History-dependence and emergence of scaling through Sample Space Reducing processes

The comprehension of the mechanisms behind scaling patterns has become on of the hot topics of modern statistical physics [1]. From complex networks to critical phenomena, scaling laws emerge in somewhat regular way. In this talk I will link the scaling patterns observed in many complex systems with a crucial property behind them: history-dependence [2]. Classical examples of history dependent processes with extremely interesting properties are Pólya urns, the Chinese restaurant or the recurrent random sequences proposed by Ulam and Kac. The link between history-dependence and scaling comes from the recently defined Sample Space Reducing (SSR) processes [3,4]. SSR processes connect history dependence and scaling in an extremely intuitive way. In addition, SSR process are a totally new route to scaling which can explain a huge range of power-law exponents thanks to the unique assumption that the sampling space is reduced as long as the process unfolds. Simple forms of SSR processes are regular sampling processes where the ‘left-right’ symmetry is broken, leading to a minimal form of history-dependence. In spite of the simplicity of this basic assumption, SSR processes display a wide spectrum of surprising properties. From this zoo of interesting properties, maybe the most remarkable one is the role of the scaling law known as ‘Zipf’s law’ as an attractor, which provides a new, fundamental explanation for the ubiquity of such scaling pattern in real systems. The intuitive rationale behind the SSR processes and the surprisingly simple mathematical apparatus needed to understand them makes the SSR process approach a new research area with promising applications.
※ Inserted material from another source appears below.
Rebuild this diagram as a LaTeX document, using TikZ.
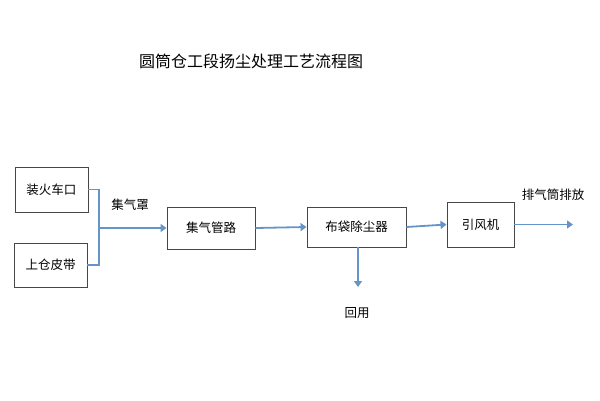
\documentclass[tikz,border=0pt]{standalone}
\usepackage{fontspec}
\setmainfont{Noto Sans CJK SC}
\usetikzlibrary{arrows.meta}
\definecolor{flowblue}{RGB}{100,148,200}
\definecolor{boxgray}{RGB}{70,70,70}
\tikzset{
  unitbox/.style={draw=boxgray, line width=0.9pt, inner sep=0pt, font=\fontsize{12.5}{14}\selectfont},
  flow/.style={draw=flowblue, line width=1.8pt, -{Triangle[length=6pt,width=8pt]}},
  joint/.style={draw=flowblue, line width=1.8pt},
  lbl/.style={font=\fontsize{12.5}{14}\selectfont}
}
\begin{document}
\begin{tikzpicture}[x=1pt,y=-1pt]
            \useasboundingbox (0,0) rectangle (600,400);
            \node (title) at (251,61) {\fontsize{16}{18}\selectfont 圆筒仓工段扬尘处理工艺流程图};
            \node[unitbox, minimum width=73pt, minimum height=45pt] (car) at (51.5,189.5) {装火车口};
            \node[unitbox, minimum width=73pt, minimum height=44pt] (belt) at (50.5,265) {上仓皮带};
            \node[unitbox, minimum width=88pt, minimum height=42pt] (pipe) at (211,228) {集气管路};
            \node[unitbox, minimum width=99pt, minimum height=40pt] (filter) at (356.5,227) {布袋除尘器};
            \node[unitbox, minimum width=67pt, minimum height=45pt] (fan) at (480.5,224.5) {引风机};
            \coordinate (hood) at (99,228);
            \coordinate (stack) at (573,224.5);
            \coordinate (back) at (358,287);
            \node[lbl] (hoodlbl) at (130,205) {集气罩};
            \node[lbl] (stacklbl) at (553,195) {排气筒排放};
            \node[lbl] (backlbl) at (357,313) {回用};
            \draw[joint] (car.east) -| (hood);
            \draw[joint] (belt.east) -| (hood);
            \draw[flow] (hood) -- (pipe.west);
            \draw[flow] (pipe.east) -- (filter.west);
            \draw[flow] (filter.east) -- (fan.west);
            \draw[flow] (fan.east) -- (stack);
            \draw[flow] (filter.south -| back) -- (back);
        \end{tikzpicture}
\end{document}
[1] Newman,  M E J (2005) “Power laws, Pareto distributions and Zipf's law"  Contemporary Physics 46 (5): 323–351.

[2] Arthur, B (1994) Increasing Returns and Path Dependence in the Economy. The University of Michigan Press, Ann Arbor.

[3] Corominas-Murtra, B, Hanel, R, and Thurner, S (2015) “Understanding scaling through history-dependent processes with collapsing sample space”. Proc Nac Acad Sci USA. 112 (17) 5348–5353.

[4] Thurner, S, Hanel, R, Liu, B, and Corominas-Murtra, B (2015) “Understanding Zipf’s law of word frequencies through sample-space collapse in sentence formation”. J R Soc Interface. 12 (108).